Shepherding Neal through these tribulations is Del Griffith: shower curtain ring salesman, personal space invader and master of coming on too strong. The dramatic hook, revealing his effective near-decade of homelessness following the untimely death of his wife (spoiler alert on a twenty-six-year-old movie, gang!) provides a pretty plausible explanation for his demeanor. He’s been trying to fill that void however he can, reaching out desperately to other people, and finally finding a reluctant partner in Neal. He’s also apparently a pretty good shower curtain ring salesman, hitting the pavement, closing deals throughout the midwest.
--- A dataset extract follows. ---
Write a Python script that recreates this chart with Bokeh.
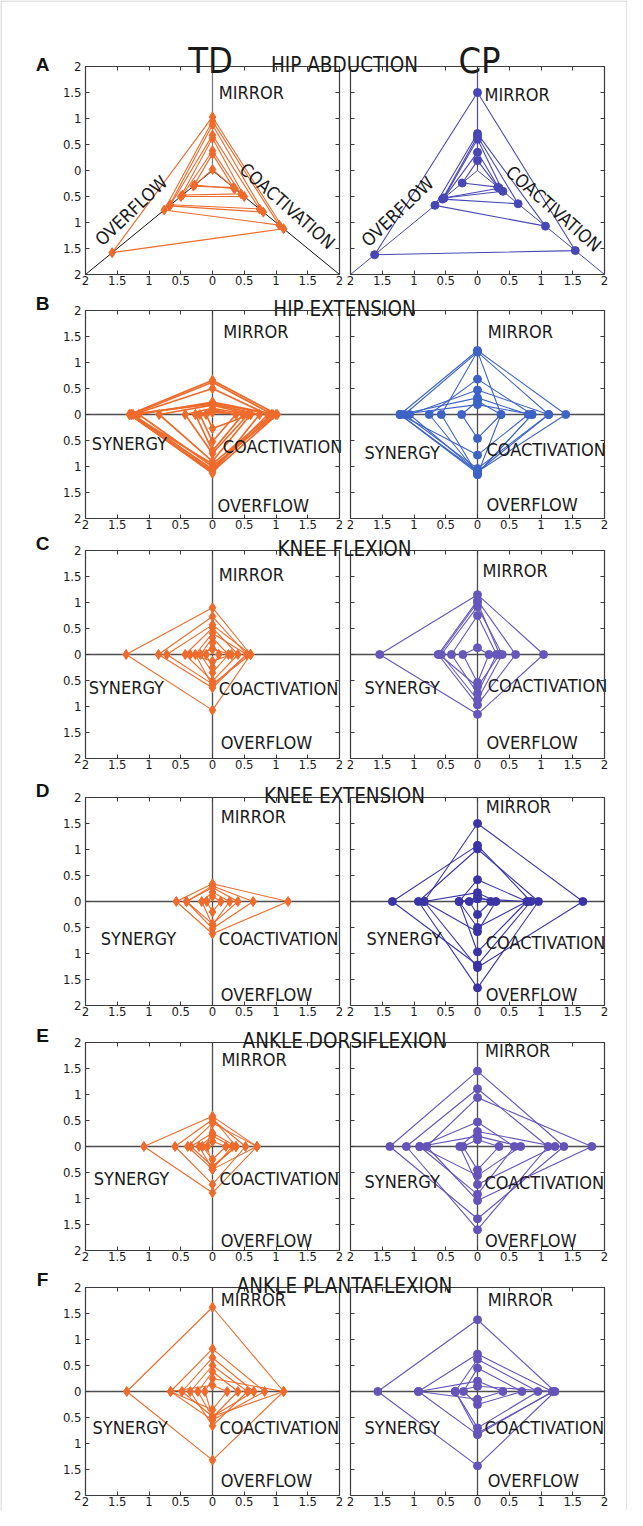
import numpy as np
from bokeh.plotting import figure
from bokeh.models import Range1d, LinearAxis, FixedTicker, CustomJSTickFormatter
from bokeh.embed import file_html
from bokeh.resources import INLINE
from bokeh.core.properties import value

# ---------------- data ----------------
# Hip abduction (triangle): [mirror, coactivation, overflow]
hip_abd_td = [
    [1.03, 1.12, 1.58],
    [0.95, 1.05, 0.76],
    [0.88, 0.80, 0.68],
    [0.68, 0.74, 0.66],
    [0.62, 0.50, 0.50],
    [0.38, 0.45, 0.47],
    [0.32, 0.33, 0.30],
    [0.02, 0.35, 0.28],
]
hip_abd_cp = [
    [1.50, 1.54, 1.62],
    [0.71, 1.07, 0.67],
    [0.66, 0.64, 0.55],
    [0.60, 0.40, 0.53],
    [0.35, 0.34, 0.53],
    [0.19, 0.32, 0.24],
]
# Other movements: [mirror, coactivation, overflow, synergy]
hip_ext_td = [
    [0.66, 1.02, 1.10, 1.31],
    [0.62, 0.95, 1.05, 1.27],
    [0.50, 0.87, 1.07, 1.25],
    [0.24, 1.00, 1.00, 1.16],
    [0.20, 0.74, 1.13, 1.30],
    [0.22, 0.93, 0.95, 1.28],
    [0.18, 0.60, 0.90, 0.84],
    [0.12, 0.56, 0.75, 0.43],
    [0.06, 0.48, 0.70, 0.27],
    [0.10, 0.37, 0.52, 0.20],
    [0.04, 0.60, 0.27, 0.10],
]
hip_ext_cp = [
    [1.23, 1.39, 1.10, 1.22],
    [1.20, 1.12, 1.04, 1.15],
    [1.21, 0.37, 1.16, 0.57],
    [0.68, 0.86, 1.13, 0.76],
    [0.47, 1.12, 1.10, 1.07],
    [0.32, 0.80, 0.78, 1.22],
    [0.26, 0.37, 0.46, 0.25],
    [0.19, 0.86, 1.13, 1.22],
]
knee_flex_td = [
    [0.90, 0.60, 1.07, 1.36],
    [0.73, 0.54, 0.64, 0.85],
    [0.57, 0.60, 0.57, 0.72],
    [0.51, 0.40, 0.51, 0.43],
    [0.41, 0.54, 0.60, 0.27],
    [0.32, 0.25, 0.35, 0.19],
    [0.22, 0.10, 0.25, 0.10],
    [0.10, 0.30, 0.13, 0.35],
]
knee_flex_cp = [
    [1.15, 1.04, 1.15, 1.54],
    [1.04, 0.60, 0.97, 0.62],
    [1.00, 0.35, 0.62, 0.60],
    [0.92, 0.39, 0.87, 0.57],
    [0.75, 0.30, 0.75, 0.41],
    [0.13, 0.18, 0.54, 0.23],
]
knee_ext_td = [
    [0.34, 1.19, 0.62, 0.57],
    [0.30, 0.64, 0.52, 0.41],
    [0.27, 0.40, 0.43, 0.41],
    [0.18, 0.27, 0.45, 0.17],
    [0.10, 0.13, 0.20, 0.09],
]
knee_ext_cp = [
    [1.50, 1.66, 1.27, 0.84],
    [1.08, 0.84, 1.22, 1.34],
    [1.01, 0.96, 1.66, 0.93],
    [0.42, 0.78, 0.97, 0.29],
    [0.17, 0.29, 0.58, 0.84],
    [0.10, 0.21, 0.25, 0.13],
    [0.05, 0.78, 0.50, 0.29],
]
ankle_dorsi_td = [
    [0.58, 0.70, 0.89, 1.08],
    [0.52, 0.52, 0.73, 0.59],
    [0.55, 0.37, 0.40, 0.08],
    [0.45, 0.70, 0.44, 0.39],
    [0.26, 0.37, 0.38, 0.34],
    [0.20, 0.31, 0.44, 0.21],
    [0.10, 0.21, 0.25, 0.16],
]
ankle_dorsi_cp = [
    [1.45, 1.36, 1.39, 1.38],
    [1.11, 1.11, 1.60, 1.12],
    [0.94, 1.80, 1.04, 0.80],
    [0.47, 0.58, 0.92, 0.91],
    [0.29, 1.22, 0.73, 0.28],
    [0.20, 0.68, 0.56, 0.91],
    [0.13, 0.34, 0.45, 0.23],
]
ankle_plant_td = [
    [1.62, 1.12, 1.32, 1.35],
    [0.82, 0.82, 0.55, 0.66],
    [0.65, 0.65, 0.48, 0.48],
    [0.50, 0.55, 0.66, 0.35],
    [0.38, 0.40, 0.50, 0.23],
    [0.25, 1.12, 0.48, 0.12],
    [0.12, 0.23, 0.35, 0.66],
]
ankle_plant_cp = [
    [1.38, 1.22, 1.43, 1.57],
    [0.72, 1.18, 0.83, 0.93],
    [0.62, 0.95, 0.70, 0.35],
    [0.45, 0.70, 0.25, 0.22],
    [0.20, 0.40, 0.15, 0.93],
    [0.10, 1.20, 0.80, 0.35],
]

titles = ["HIP ABDUCTION", "HIP EXTENSION", "KNEE FLEXION", "KNEE EXTENSION",
          "ANKLE DORSIFLEXION", "ANKLE PLANTAFLEXION"]
letters = ["A", "B", "C", "D", "E", "F"]
groups = ["TD", "CP"]
axis_ticks = [-2, -1.5, -1, -0.5, 0, 0.5, 1, 1.5, 2]

td_sets = [hip_abd_td, hip_ext_td, knee_flex_td, knee_ext_td, ankle_dorsi_td, ankle_plant_td]
cp_sets = [hip_abd_cp, hip_ext_cp, knee_flex_cp, knee_ext_cp, ankle_dorsi_cp, ankle_plant_cp]

# ---------------- styles / layout ----------------
FONT = "Liberation Sans Narrow, DejaVu Sans Condensed, Roboto Condensed, sans-serif"
BOLD_FONT = "Liberation Sans, Arial, sans-serif"
TD_COLOR = "#EE6B2C"
CP_COLORS = ["#4747B5", "#3D63C6", "#6657BC", "#3A34A6", "#6553B9", "#6654B9"]
BOX_COLOR = "#3a3a3a"
AX_COLOR = "#4d4d4d"
TXT = "#1a1a1a"

FIG_W, FIG_H = 627, 1510
PAGE_X0, PAGE_Y0 = 8, 8
SX = 63.5            # px per unit, horizontal
SYP = 52.0           # px per unit, vertical
L_CENTER = 220.0     # page x of left panel centre
R_OFF = (485.0 - L_CENTER) / SX
BOX_TOPS = [74, 318, 558, 805, 1050, 1295]
BOX_H = 4 * SYP
LETTER_DY = [2, 7, 7, 7, 7, 8]


def dx(px):
    return (px - L_CENTER) / SX


def dy(py):
    return (PAGE_Y0 + FIG_H - py) / SYP


ROW_C = [dy(t + BOX_H / 2) for t in BOX_TOPS]

# annotation text placements (panel-relative), per row: TD list and CP list
ANN = [
    ([("MIRROR", 0.10, 1.50, 0.0, "left"), ("COACTIVATION", 1.18, -0.68, -0.72, "center"),
      ("OVERFLOW", -1.28, -0.77, 0.76, "center")],
     [("MIRROR", 0.11, 1.47, 0.0, "left"), ("COACTIVATION", 1.20, -0.73, -0.72, "center"),
      ("OVERFLOW", -1.26, -0.79, 0.76, "center")]),
    ([("MIRROR", 0.17, 1.60, 0, "left"), ("SYNERGY", -1.90, -0.55, 0, "left"),
      ("COACTIVATION", 0.16, -0.61, 0, "left"), ("OVERFLOW", 0.08, -1.75, 0, "left")],
     [("MIRROR", 0.16, 1.60, 0, "left"), ("SYNERGY", -1.78, -0.74, 0, "left"),
      ("COACTIVATION", 0.14, -0.67, 0, "left"), ("OVERFLOW", 0.14, -1.74, 0, "left")]),
    ([("MIRROR", 0.10, 1.53, 0, "left"), ("SYNERGY", -1.95, -0.63, 0, "left"),
      ("COACTIVATION", 0.10, -0.65, 0, "left"), ("OVERFLOW", 0.13, -1.70, 0, "left")],
     [("MIRROR", 0.08, 1.62, 0, "left"), ("SYNERGY", -1.78, -0.63, 0, "left"),
      ("COACTIVATION", 0.16, -0.60, 0, "left"), ("OVERFLOW", 0.14, -1.70, 0, "left")]),
    ([("MIRROR", 0.13, 1.64, 0, "left"), ("SYNERGY", -1.76, -0.72, 0, "left"),
      ("COACTIVATION", 0.10, -0.72, 0, "left"), ("OVERFLOW", 0.13, -1.79, 0, "left")],
     [("MIRROR", 0.13, 1.82, 0, "left"), ("SYNERGY", -1.75, -0.72, 0, "left"),
      ("COACTIVATION", 0.13, -0.79, 0, "left"), ("OVERFLOW", 0.13, -1.78, 0, "left")]),
    ([("MIRROR", 0.14, 1.68, 0, "left"), ("SYNERGY", -1.87, -0.61, 0, "left"),
      ("COACTIVATION", 0.11, -0.61, 0, "left"), ("OVERFLOW", 0.13, -1.80, 0, "left")],
     [("MIRROR", 0.12, 1.85, 0, "left"), ("SYNERGY", -1.78, -0.67, 0, "left"),
      ("COACTIVATION", 0.11, -0.70, 0, "left"), ("OVERFLOW", 0.12, -1.80, 0, "left")]),
    ([("MIRROR", 0.13, 1.77, 0, "left"), ("SYNERGY", -1.89, -0.70, 0, "left"),
      ("COACTIVATION", 0.11, -0.70, 0, "left"), ("OVERFLOW", 0.13, -1.72, 0, "left")],
     [("MIRROR", 0.16, 1.77, 0, "left"), ("SYNERGY", -1.78, -0.70, 0, "left"),
      ("COACTIVATION", 0.11, -0.70, 0, "left"), ("OVERFLOW", 0.16, -1.72, 0, "left")]),
]

X_FMT = """
const v = tick > off / 2 ? tick - off : tick;
const a = Math.round(Math.abs(v) * 100) / 100;
return a.toString();
"""
Y_FMT = """
let best = centers[0];
for (const c of centers) { if (Math.abs(tick - c) < Math.abs(tick - best)) best = c; }
const a = Math.round(Math.abs(tick - best) * 100) / 100;
return a.toString();
"""


def make_axis(ticks, loc, formatter=None):
    ax = LinearAxis(ticker=FixedTicker(ticks=ticks), fixed_location=loc,
                    major_tick_in=4, major_tick_out=0, minor_tick_in=0, minor_tick_out=0,
                    axis_line_color=None, major_tick_line_color=BOX_COLOR,
                    major_tick_line_width=1)
    if formatter is not None:
        ax.formatter = formatter
        ax.major_label_text_font = FONT
        ax.major_label_text_font_size = "13px"
        ax.major_label_text_color = TXT
    else:
        ax.major_label_text_alpha = 0
        ax.major_label_text_font_size = "2px"
    return ax


p = figure(width=FIG_W, height=FIG_H,
           x_range=Range1d(dx(PAGE_X0), dx(PAGE_X0 + FIG_W)),
           y_range=Range1d(0, FIG_H / SYP),
           toolbar_location=None, output_backend="svg", tools="",
           min_border=0, x_axis_location=None, y_axis_location=None)
p.outline_line_color = None
p.grid.visible = False
p.background_fill_color = "white"
p.border_fill_color = "white"

# light page frame (left, top, right)
fx0, fx1 = dx(PAGE_X0 + 0.5), dx(PAGE_X0 + FIG_W - 0.5)
fy0, fy1 = dy(PAGE_Y0 + FIG_H), dy(PAGE_Y0 + 0.5)
p.segment(x0=[fx0, fx0, fx1], y0=[fy0, fy1, fy1], x1=[fx0, fx1, fx1], y1=[fy1, fy1, fy0],
          line_color="#c8c8c8", line_width=1)

# ---- axes (ticks on all four sides of both panels) ----
y_ticks_all = [c + t for c in ROW_C for t in axis_ticks]
x_ticks_all = list(axis_ticks) + [t + R_OFF for t in axis_ticks]
yfmt = CustomJSTickFormatter(args=dict(centers=ROW_C), code=Y_FMT)
ax_left = make_axis(y_ticks_all, -2, yfmt)
ax_left.major_label_standoff = 4
p.add_layout(ax_left, "left")
p.add_layout(make_axis(y_ticks_all, R_OFF - 2), "left")
p.add_layout(make_axis(y_ticks_all, R_OFF + 2), "right")
p.add_layout(make_axis(y_ticks_all, 2), "right")
for c in ROW_C:
    xfmt = CustomJSTickFormatter(args=dict(off=R_OFF), code=X_FMT)
    axb = make_axis(x_ticks_all, c - 2, xfmt)
    axb.major_label_standoff = 1
    p.add_layout(axb, "below")
    p.add_layout(make_axis(x_ticks_all, c + 2), "above")


def panel_shapes(rows, tri, xo, yo):
    xs, ys, px, py = [], [], [], []
    for r in rows:
        if tri:
            m, c, o = r
            vx = [0, c, -o]
            vy = [m, -c, -o]
        else:
            m, c, o, s = r
            vx = [0, c, 0, -s]
            vy = [m, 0, -o, 0]
        vx = [v + xo for v in vx]
        vy = [v + yo for v in vy]
        xs.append(vx + [vx[0]])
        ys.append(vy + [vy[0]])
        px += vx
        py += vy
    return xs, ys, px, py


for i in range(6):
    yc = ROW_C[i]
    tri = (i == 0)
    for g, (rows, xo) in enumerate([(td_sets[i], 0.0), (cp_sets[i], R_OFF)]):
        col = TD_COLOR if g == 0 else CP_COLORS[i]
        if tri:
            vcol = "#777777" if g == 0 else col
            dcol = "#111111" if g == 0 else col
            p.segment(x0=[xo], y0=[yc], x1=[xo], y1=[yc + 2], line_color=vcol, line_width=1.2)
            p.segment(x0=[xo, xo], y0=[yc, yc], x1=[xo + 2, xo - 2], y1=[yc - 2, yc - 2],
                      line_color=dcol, line_width=1)
        else:
            p.segment(x0=[xo - 2, xo], y0=[yc, yc - 2], x1=[xo + 2, xo], y1=[yc, yc + 2],
                      line_color=AX_COLOR, line_width=1.3)
        xs, ys, px, py = panel_shapes(rows, tri, xo, yc)
        lw = 1.7 if (g == 0 and i == 1) else 1.1
        p.multi_line(xs=xs, ys=ys, line_color=col, line_width=lw)
        if g == 0:
            p.scatter(x=px, y=py, marker="diamond", size=10, fill_color=col, line_color=col)
        else:
            p.scatter(x=px, y=py, marker="circle", size=8, fill_color=col, line_color=col)
        for (t, ax_, ay_, ang, al) in ANN[i][g]:
            p.text(x=[ax_ + xo], y=[ay_ + yc], text=[t], angle=ang,
                   text_font=value(FONT), text_font_size="18px", text_color=TXT,
                   text_align=al, text_baseline="middle")
        p.quad(left=[xo - 2], right=[xo + 2], bottom=[yc - 2], top=[yc + 2],
               fill_color=None, line_color=BOX_COLOR, line_width=1.2)

# ---- headers ----
p.text(x=[dx(50)] * 6, y=[dy(t - d) for t, d in zip(BOX_TOPS, LETTER_DY)], text=letters,
       text_font=value(BOLD_FONT), text_font_style="bold", text_font_size="19px",
       text_color="#111111", text_align="center", text_baseline="middle")
p.text(x=[dx(352)] * 6, y=[dy(t - 1.5) for t in BOX_TOPS], text=titles,
       text_font=value(FONT), text_font_size="20.5px", text_color=TXT,
       text_align="center", text_baseline="alphabetic")
p.text(x=[dx(218), dx(487)], y=[dy(68)] * 2, text=groups,
       text_font=value(FONT), text_font_size="36px", text_color=TXT,
       text_align="center", text_baseline="alphabetic")

open("out.html", "w").write(file_html(p, INLINE))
His endless reservoir of favors owed is testament to that.
For as much as “Planes, Trains and Automobiles” wants to invest in character as a driver for its comedy, I think it’s actually at its best when it indulges in a variety of slapstick/physical sketches throughout. From the opening minutes of a meeting, played in pure silence, it all comes down to timing, glances, body language and seeping, hissing tension. I find that kind of comedic art far more complex and rewarding when done right… it’s easier to affect a voice and say something in a funny way than it is to wring humor out of subtly glancing back and forth at one’s watch and at the intractable boss at the head of the room whose indecision over a cosmetics advertisement is keeping you from your family.
When the players were left to act physically and emote, it connected more squarely with my funny bone. Other such moments I enjoyed: Martin and Kevin Bacon(!) racing against each other on opposite sides of a street in pursuit of a cab. Taking a shower in a crummy motel bathroom. Much of the stuff in the car, from Candy fiddling with the power seat, to him getting his jacket tangled up therein, and the descent into giddy disbelief following the near-wreck. Car’s on fire! What else can you do at that point but laugh?
Martin and Candy’s performances are so naturalistic that several otherwise comedic moments might actually be a little disturbing if not for the “don’t worry, it’s safe to laugh” stings from Ira Newborn’s (rather intrusive) synth score. Oh, 80’s! You just didn’t know how to score a movie without a big ol’ Casio and a drum machine in front of you, did you? The darkness of a moment where Neal actually turns physically violent against Del (and then pratfalls over a steamer trunk) is unnecessarily counter-emphasized with an exaggerated “oh my goodness!” kind of musical beat.
But then, this is a wide-release John Hughes film that is, while not aiming for the lowest common denominator, certainly a populist comedy. There’s a circle of mainstream humor it dances within, coming close to the edges a few times, but never really stepping over.
In one scene, while they’re on a bus through St. Louis, Del has taken to organizing sing-alongs with the other passengers. This reminded me of a scene in “Pee-Wee’s Big Adventure” where he’s hitching a ride in a box car with a cheerful hobo, whose incessant singing drives Pee-Wee to bail from the train in motion, but Neal does not have this luxury. Given the opportunity to pick a song, though, he chooses “Three Coins in a Fountain”, which is not fringe or indie by any means, but it’s at least a bit classy, sophisticated, poetic. Nobody goes for it, though, and Del steps in to offer the Flintstones theme song, which gets everyone going. That’s the heart guiding the film’s proceedings, to me. It’ll go for the big, familiar, catchy comedic beats, the ones everyone knows and loves. It may not be an aficionado’s darling, but some things have a dopey appeal even they will have to admit to liking sometimes.
It does push the boundaries a bit… it did earn an R rating after all, due to the fleeting inclusion of some nudie mag cut-outs in one overly modded hot-rod taxi. Oh yeah, and the not-so-fleeting ‘fuck’ scene, pitting Martin at his grumpiest against chipper Minnesota-nice comedic veteran Edie McClurg. In 1987, only a few years after “Scarface”, this many ‘fucks’ all packed together like that was still probably pushing the boundaries of decency. Would it play in the sticks? I guess America was ready after all! I grew up in the shadow of “The Big Lebowski” and a much more informed appreciation for that word’s versatility, so, fuckin’ a, man.
I find it interesting from a structural perspective that this breakdown happens even before the worst of Neal’s experiences, being those during the car ride. In retrospect, he may have wanted to save a few of those fucks for later. Though I suppose it’s appropriate that at the time of the car fire, he’s all out of fucks to give.
So, by the end of it, Steve Martin gets home, and realizes aforementioned spoiler about John Candy’s life, he welcomes him into the home just in time for Thanksgiving dinner. Not gonna lie, that moment did hit me emotionally, because there was enough time spent fleshing out these characters and their arcs. In the end, it’s a solid if straightforward film, but I’m glad to have seen it as originally intended, and no longer peppered with Home Depot commercials and promos for The Daily Show.